Contrary to what your claim about these 'elitists,' many of them are exactly the people whose jobs are threatened by free trade policies. In my doctoral program, the vast majority of my colleagues are not US citizens; rather they are foreigners who came to this country in search of educational and academic opportunity. When I enter the job market, many of my competitors will be Americans, but many others will be American-educated foreigners, here by virtue of our policies on the free flow of intellectual capital.
Ignoring, for a moment, your dismissal of "some Ivy League economists," the point that there may be lessons to be learned from the Smoot-Hawley Tariff Act and its impact on the Great Depression is a valid one. Although the actual impact of Smoot-Hawley is still debated today, history shows us that retaliation from our trading partners is a real threat to be mindful of, especially when our country is economically weakened.
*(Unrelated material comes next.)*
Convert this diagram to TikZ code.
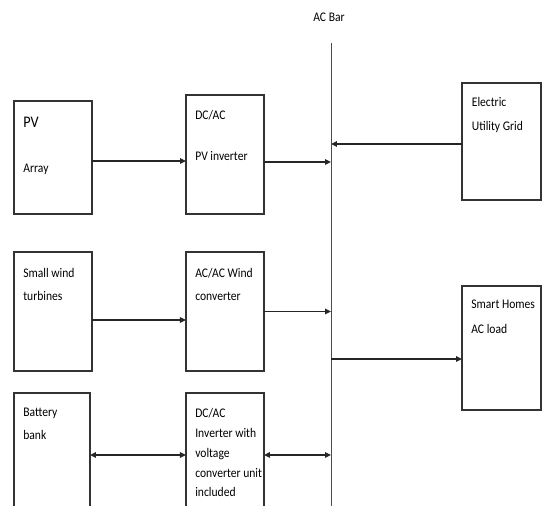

If you'd permit me, I'd like to submit another claim to the people of Ohio for 'straight face test': the act of subsidizing domestic producers at the expense of foreign producers, by explicitly favoring them in government spending bills, is anything other than protectionism. Reasonable people can disagree on whether protectionism is right or wrong under different circumstances, but let's not try to avoid calling it what it is. Closing a door, whether it's open a foot or an inch, is still closing a door.
Senator, I believe that you care deeply about the issue of free trade, and I'm sure that you understand the intricacies of US trade policy much more that I do. So, when given the opportunity to voice your opinion in a forum like Room for Debate, to an audience that genuinely wants to understand the conflicting views on such an important subject, why reduce yourself to name-calling and drastic oversimplification? A solid case certainly can and should be made for trade policies that help strengthen American industries and protect American workers, and the Room for Debate blog would have been the perfect forum for such a case.